What is expected: Each line of the data that includes the string "document" is to be copied out.

— begin Source data —

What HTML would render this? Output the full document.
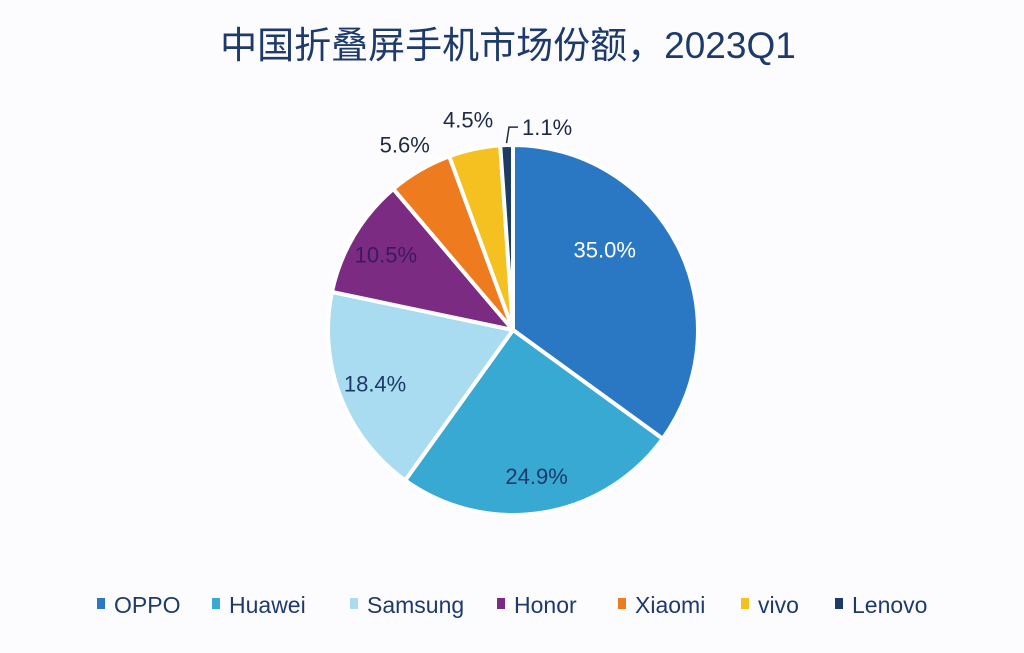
<!DOCTYPE html>
<html><head><meta charset="utf-8">
<style>
html,body{margin:0;padding:0;background:#fcfcfe;}
body{width:1024px;height:648px;overflow:hidden;font-family:"Liberation Sans","Noto Sans CJK SC",sans-serif;}
</style></head>
<body>
<svg id="chart" width="1024" height="648" viewBox="0 0 1024 648" xmlns="http://www.w3.org/2000/svg">
<text x="508" y="58" text-anchor="middle" font-size="37" fill="#1e3a6b" font-family="Liberation Sans, Noto Sans CJK SC, sans-serif">中国折叠屏手机市场份额，2023Q1</text>
<g id="slices"></g>
<g id="labels"></g>
<g id="legend"></g>
</svg>
<script>
const categories = ["OPPO","Huawei","Samsung","Honor","Xiaomi","vivo","Lenovo"];
const shares = [35.0,24.9,18.4,10.5,5.6,4.5,1.1];
const valueLabels = ["35.0%","24.9%","18.4%","10.5%","5.6%","4.5%","1.1%"];
const colors = ["#2a78c4","#37a9d2","#a9dcf0","#7c2b82","#ee7c1e","#f4c120","#1c3c63"];
const labelColors = ["#ffffff","#1e3a6b","#1e3a6b","#3a1a5e","#1e2a44","#1e2a44","#1e2a44"];

const NS="http://www.w3.org/2000/svg";
const cx=513, cy=330, R=185;
const total=shares.reduce((a,b)=>a+b,0);
const pt=(ang,r)=>[cx+r*Math.sin(ang), cy-r*Math.cos(ang)];
const sg=document.getElementById('slices'), lg=document.getElementById('labels'), leg=document.getElementById('legend');
let acc=0;
shares.forEach((v,i)=>{
  const a0=acc/total*2*Math.PI; acc+=v; const a1=acc/total*2*Math.PI;
  const p0=pt(a0,R), p1=pt(a1,R);
  const large=(a1-a0)>Math.PI?1:0;
  const path=document.createElementNS(NS,'path');
  path.setAttribute('d',`M${cx},${cy} L${p0[0]},${p0[1]} A${R},${R} 0 ${large} 1 ${p1[0]},${p1[1]} Z`);
  path.setAttribute('fill',colors[i]);
  path.setAttribute('stroke','#ffffff');
  path.setAttribute('stroke-width','4');
  path.setAttribute('stroke-linejoin','round');
  
  
  sg.appendChild(path);
  const mid=(a0+a1)/2;
  const frac=v/total;
  let lp, anchor='middle';
  const t=document.createElementNS(NS,'text');
  if(frac>0.08){ lp=pt(mid, R*0.8); if(i===0){lp=pt(mid-0.25,R*0.66);} }
  else if(frac>0.02){ lp=pt(mid,R+30); }
  else {
    const e=pt(mid,R+2), b=pt(mid,R+18);
    const line=document.createElementNS(NS,'path');
    line.setAttribute('d',`M${e[0]},${e[1]} L${b[0]+3},${b[1]} L${b[0]+12},${b[1]}`);
    line.setAttribute('stroke','#1e2a44');line.setAttribute('fill','none');line.setAttribute('stroke-width','1.5');
    
    
    lg.appendChild(line);
    lp=[b[0]+16,b[1]]; anchor='start';
  }
  t.setAttribute('x',lp[0]); t.setAttribute('y',lp[1]+8);
  t.setAttribute('text-anchor',anchor);
  t.setAttribute('font-size','22');
  t.setAttribute('fill',labelColors[i]);
  t.textContent=valueLabels[i];
  
  
  lg.appendChild(t);
});
// legend
const legX=[97,212,350,497,618,741,835];
categories.forEach((c,i)=>{
  const g=document.createElementNS(NS,'g');
  
  
  const r=document.createElementNS(NS,'rect');
  r.setAttribute('x',legX[i]);r.setAttribute('y',598);r.setAttribute('width',8);r.setAttribute('height',11);
  r.setAttribute('fill',colors[i]);
  g.appendChild(r);
  const t=document.createElementNS(NS,'text');
  t.setAttribute('x',legX[i]+17);t.setAttribute('y',613);
  t.setAttribute('font-size','23');t.setAttribute('fill','#1e3a6b');
  t.textContent=c;
  g.appendChild(t);
  leg.appendChild(g);
});
</script>
</body></html>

— end Source data —

Task output:
What HTML would render this? Output the full document.
const sg=document.getElementById('slices'), lg=document.getElementById('labels'), leg=document.getElementById('legend');
  const path=document.createElementNS(NS,'path');
  const t=document.createElementNS(NS,'text');
    const line=document.createElementNS(NS,'path');
  const g=document.createElementNS(NS,'g');
  const r=document.createElementNS(NS,'rect');
  const t=document.createElementNS(NS,'text');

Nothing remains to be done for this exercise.